The largest quarry was found almost 290 km away from Stonehenge on the outcrop of Carn Goedog, on the north slope of the Preseli hills.

London: The smaller ‘bluestones’ used to build the Stonehenge were quarried 5,000 years ago and transported over land from almost 290 km away, according to scientists who have pinpointed the exact sources of the stones.

Geologists have long known that 42 of Stone-henge’s smaller stones, known as ‘bluestones’, came from the Preseli hills in Pembrokeshire, west Wales.

A study, published in the journal Antiquity, pinpoints the exact locations of two of these quarries, and reveals when and how the stones were quarried.

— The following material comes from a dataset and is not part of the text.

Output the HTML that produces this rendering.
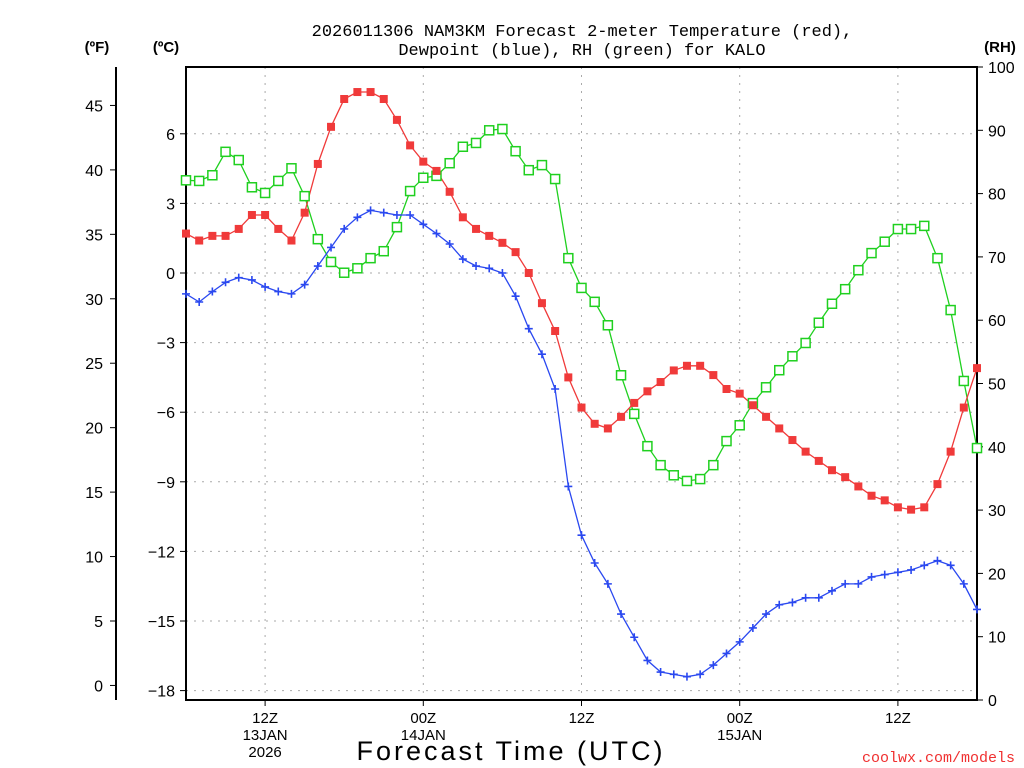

“What’s really exciting about these discoveries is that they take us a step closer to unlocking Stonehenge’s greatest mystery — why its stones came from so far away,” said Mike Parker Pearson, a professor at University College London in the UK.

“Every other Neolithic monument in Europe was built of megaliths brought from no more than 16 km away,” Parker Pearson said.

“We’re now looking to find out just what was so special about the Preseli hills 5,000 years ago, and whether there were any important stone circles here, built before the bluestones were moved to Stonehenge,” Parker Pearson said.

The largest quarry was found almost 290 km away from Stonehenge on the outcrop of Carn Goedog, on the north slope of the Preseli hills.

“This was the dominant source of Stonehenge’s spotted dolerite, so-called because it has white spots in the igneous blue rock. At least five of Stonehenge’s bluestones, and probably more, came from Carn Goedog,” said Richard Bevins, a geologist at National Museum of Wales. In the valley below Carn Goedog, another outcrop at Craig Rhos-y-felin was identified by researchers as the source of one of the types of rhyolite — another type of igneous rock — found at Stonehenge.